GOAL:
Copy out all lines carrying the word "script".

INFORMATION SHOWN:
<<<<
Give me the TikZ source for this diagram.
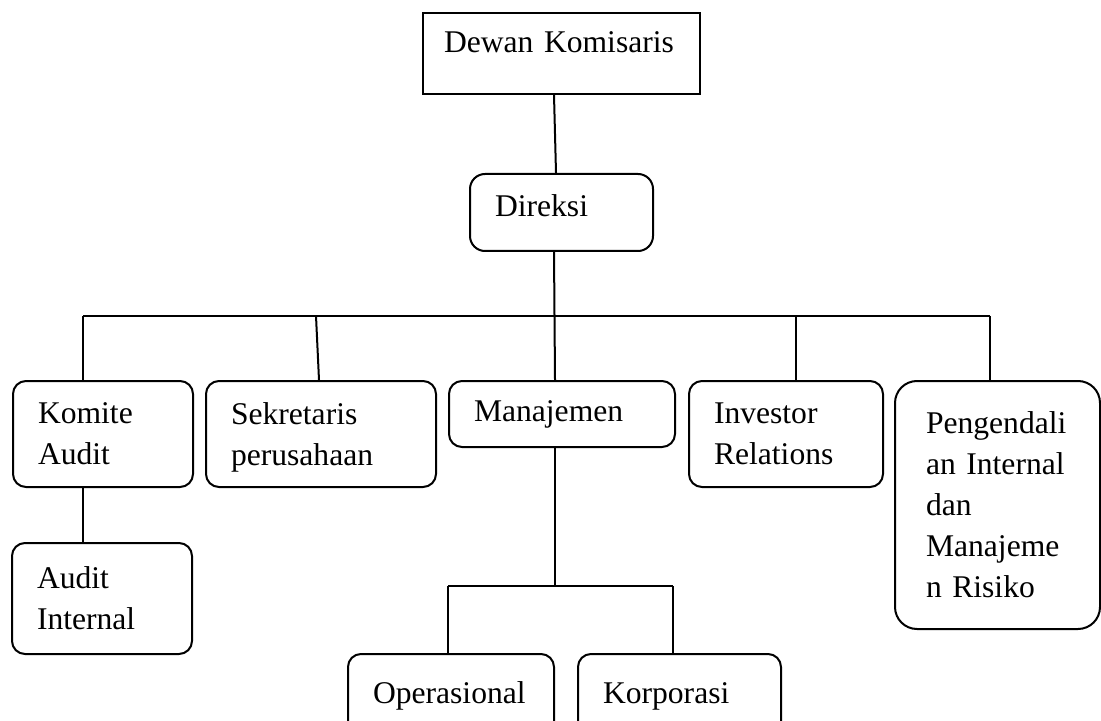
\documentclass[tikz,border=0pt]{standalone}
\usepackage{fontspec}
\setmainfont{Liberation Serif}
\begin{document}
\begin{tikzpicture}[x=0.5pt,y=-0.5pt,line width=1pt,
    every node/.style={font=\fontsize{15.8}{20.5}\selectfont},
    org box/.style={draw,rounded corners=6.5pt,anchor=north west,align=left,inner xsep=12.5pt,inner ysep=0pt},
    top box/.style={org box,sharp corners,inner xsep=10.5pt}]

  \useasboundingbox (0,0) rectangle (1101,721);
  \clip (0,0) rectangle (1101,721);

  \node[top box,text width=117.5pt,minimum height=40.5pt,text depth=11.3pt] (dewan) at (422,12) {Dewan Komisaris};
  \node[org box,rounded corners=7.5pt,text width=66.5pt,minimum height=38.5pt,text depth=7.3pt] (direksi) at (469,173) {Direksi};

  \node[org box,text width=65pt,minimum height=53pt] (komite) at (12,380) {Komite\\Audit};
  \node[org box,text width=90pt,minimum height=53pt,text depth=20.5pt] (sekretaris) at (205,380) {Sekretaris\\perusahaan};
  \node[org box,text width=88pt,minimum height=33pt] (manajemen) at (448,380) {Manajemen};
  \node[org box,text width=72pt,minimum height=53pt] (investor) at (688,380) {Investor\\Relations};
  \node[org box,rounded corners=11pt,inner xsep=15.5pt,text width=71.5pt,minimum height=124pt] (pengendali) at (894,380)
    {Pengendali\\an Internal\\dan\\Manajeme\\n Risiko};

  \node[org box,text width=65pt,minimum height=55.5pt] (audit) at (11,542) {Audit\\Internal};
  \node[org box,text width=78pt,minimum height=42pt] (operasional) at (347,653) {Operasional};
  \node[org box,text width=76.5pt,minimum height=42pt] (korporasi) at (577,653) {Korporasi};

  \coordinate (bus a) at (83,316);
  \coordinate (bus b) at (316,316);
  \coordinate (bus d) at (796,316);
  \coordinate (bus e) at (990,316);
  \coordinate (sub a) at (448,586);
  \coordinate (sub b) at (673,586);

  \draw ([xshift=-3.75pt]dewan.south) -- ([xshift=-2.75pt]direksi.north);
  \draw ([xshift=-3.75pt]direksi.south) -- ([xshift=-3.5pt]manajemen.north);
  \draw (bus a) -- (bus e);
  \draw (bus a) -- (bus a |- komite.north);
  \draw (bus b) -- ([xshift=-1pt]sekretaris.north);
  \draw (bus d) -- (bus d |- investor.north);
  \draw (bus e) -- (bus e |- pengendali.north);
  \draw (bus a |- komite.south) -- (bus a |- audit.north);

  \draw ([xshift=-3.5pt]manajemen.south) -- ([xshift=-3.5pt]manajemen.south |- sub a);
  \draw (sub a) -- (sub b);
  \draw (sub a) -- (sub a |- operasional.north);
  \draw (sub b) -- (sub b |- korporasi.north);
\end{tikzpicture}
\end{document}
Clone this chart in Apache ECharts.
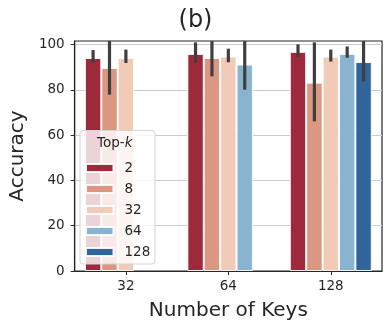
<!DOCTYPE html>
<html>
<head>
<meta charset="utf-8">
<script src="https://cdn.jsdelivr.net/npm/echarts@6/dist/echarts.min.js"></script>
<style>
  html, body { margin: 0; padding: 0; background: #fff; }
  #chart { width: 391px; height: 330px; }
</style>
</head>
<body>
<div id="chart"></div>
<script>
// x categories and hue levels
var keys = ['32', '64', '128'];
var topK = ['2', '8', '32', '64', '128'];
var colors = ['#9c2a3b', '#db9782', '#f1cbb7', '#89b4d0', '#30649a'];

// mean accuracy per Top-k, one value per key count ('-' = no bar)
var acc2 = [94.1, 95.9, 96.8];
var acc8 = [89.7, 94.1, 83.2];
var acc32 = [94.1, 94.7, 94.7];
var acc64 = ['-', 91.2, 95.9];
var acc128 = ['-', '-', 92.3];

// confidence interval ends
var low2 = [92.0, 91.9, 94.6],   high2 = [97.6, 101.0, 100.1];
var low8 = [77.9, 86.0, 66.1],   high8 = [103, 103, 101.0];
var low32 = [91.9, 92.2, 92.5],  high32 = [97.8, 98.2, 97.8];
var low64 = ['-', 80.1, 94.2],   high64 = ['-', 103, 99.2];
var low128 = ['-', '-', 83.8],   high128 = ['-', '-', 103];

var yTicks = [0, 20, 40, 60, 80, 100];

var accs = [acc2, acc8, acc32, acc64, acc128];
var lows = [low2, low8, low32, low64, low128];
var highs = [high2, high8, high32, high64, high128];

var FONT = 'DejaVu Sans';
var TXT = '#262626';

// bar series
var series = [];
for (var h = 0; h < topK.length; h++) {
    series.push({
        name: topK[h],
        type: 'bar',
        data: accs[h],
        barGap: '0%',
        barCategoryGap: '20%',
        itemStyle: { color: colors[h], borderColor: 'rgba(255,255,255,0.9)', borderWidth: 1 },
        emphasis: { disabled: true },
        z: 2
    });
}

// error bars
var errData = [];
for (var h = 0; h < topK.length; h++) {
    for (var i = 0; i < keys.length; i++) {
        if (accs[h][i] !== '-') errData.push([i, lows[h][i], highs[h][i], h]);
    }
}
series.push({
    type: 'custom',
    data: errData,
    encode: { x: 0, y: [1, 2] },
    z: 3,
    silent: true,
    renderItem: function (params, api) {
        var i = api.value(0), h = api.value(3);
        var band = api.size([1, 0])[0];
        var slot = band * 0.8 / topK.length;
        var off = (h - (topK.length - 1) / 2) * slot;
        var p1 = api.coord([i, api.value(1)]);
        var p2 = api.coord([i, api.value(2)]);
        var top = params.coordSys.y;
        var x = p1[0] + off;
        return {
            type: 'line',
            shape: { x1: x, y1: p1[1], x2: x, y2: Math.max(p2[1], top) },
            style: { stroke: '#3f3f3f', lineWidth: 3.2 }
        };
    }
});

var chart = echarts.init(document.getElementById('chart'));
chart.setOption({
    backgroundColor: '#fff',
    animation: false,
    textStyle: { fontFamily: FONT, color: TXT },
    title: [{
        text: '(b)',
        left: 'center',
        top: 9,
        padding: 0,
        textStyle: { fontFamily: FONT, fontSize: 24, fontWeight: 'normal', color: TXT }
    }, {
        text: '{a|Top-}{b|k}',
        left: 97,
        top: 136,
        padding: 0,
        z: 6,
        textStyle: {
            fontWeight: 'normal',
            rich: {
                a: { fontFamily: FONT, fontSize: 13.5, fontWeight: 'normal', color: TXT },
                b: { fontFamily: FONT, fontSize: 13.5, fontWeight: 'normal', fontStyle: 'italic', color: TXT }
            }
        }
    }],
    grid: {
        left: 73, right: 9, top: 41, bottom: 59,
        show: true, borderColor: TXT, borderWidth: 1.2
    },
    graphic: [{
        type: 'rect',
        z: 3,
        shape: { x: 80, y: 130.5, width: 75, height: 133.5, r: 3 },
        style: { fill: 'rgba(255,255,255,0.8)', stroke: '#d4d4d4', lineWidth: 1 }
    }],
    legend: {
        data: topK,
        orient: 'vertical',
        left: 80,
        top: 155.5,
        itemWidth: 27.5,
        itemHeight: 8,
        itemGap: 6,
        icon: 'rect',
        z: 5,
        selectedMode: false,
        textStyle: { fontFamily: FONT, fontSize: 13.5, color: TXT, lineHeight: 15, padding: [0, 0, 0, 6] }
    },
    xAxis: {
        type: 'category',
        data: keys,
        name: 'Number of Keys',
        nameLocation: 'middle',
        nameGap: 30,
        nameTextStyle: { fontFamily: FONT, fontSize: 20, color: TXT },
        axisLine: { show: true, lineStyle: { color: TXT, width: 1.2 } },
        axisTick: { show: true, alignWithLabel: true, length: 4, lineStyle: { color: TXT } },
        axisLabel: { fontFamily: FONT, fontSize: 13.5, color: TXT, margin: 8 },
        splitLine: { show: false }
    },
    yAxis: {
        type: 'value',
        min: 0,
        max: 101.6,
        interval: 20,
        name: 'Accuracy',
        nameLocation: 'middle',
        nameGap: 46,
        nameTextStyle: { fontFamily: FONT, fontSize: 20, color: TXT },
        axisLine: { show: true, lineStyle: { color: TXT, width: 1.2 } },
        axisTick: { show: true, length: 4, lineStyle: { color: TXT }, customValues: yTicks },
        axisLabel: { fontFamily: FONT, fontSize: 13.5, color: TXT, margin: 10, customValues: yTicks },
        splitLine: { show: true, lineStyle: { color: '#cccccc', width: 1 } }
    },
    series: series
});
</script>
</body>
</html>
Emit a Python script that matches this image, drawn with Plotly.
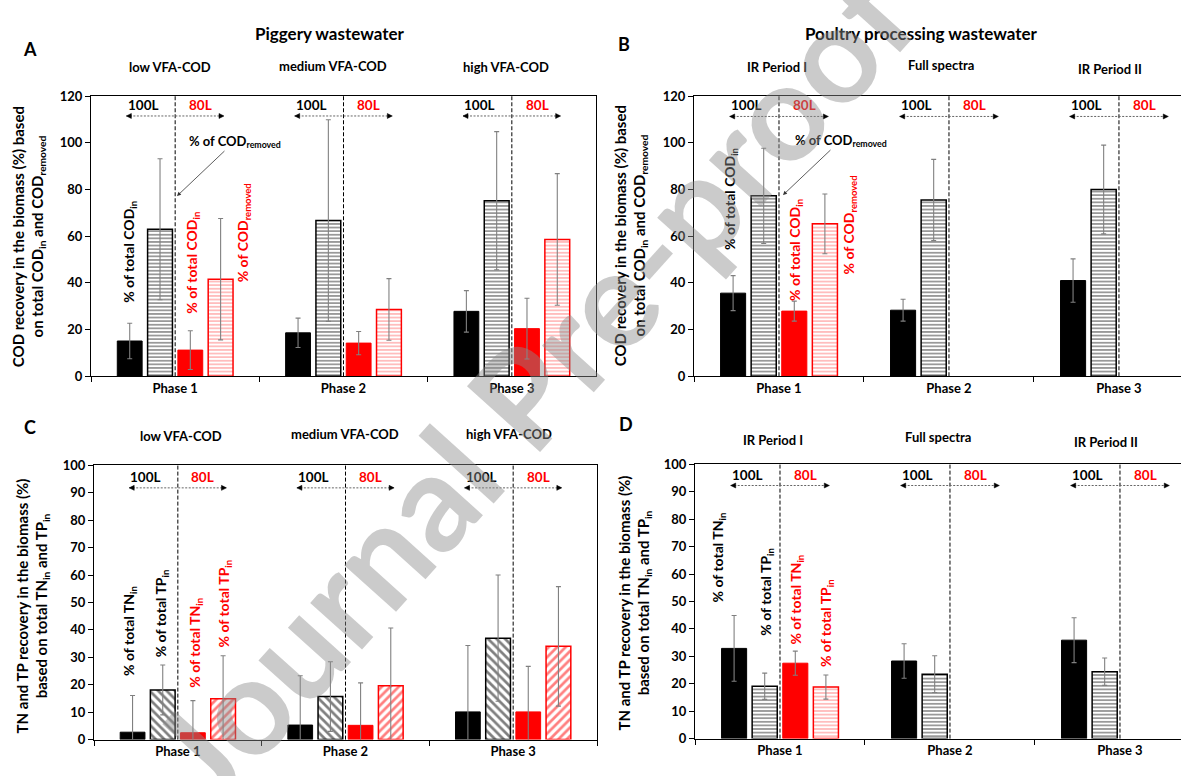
>>>>
OUTPUT BELOW:
<script src="https://cdn.jsdelivr.net/npm/echarts@6/dist/echarts.min.js"></script>
<script>
</script>
Emit a Python script that matches this image, drawn with Plotly.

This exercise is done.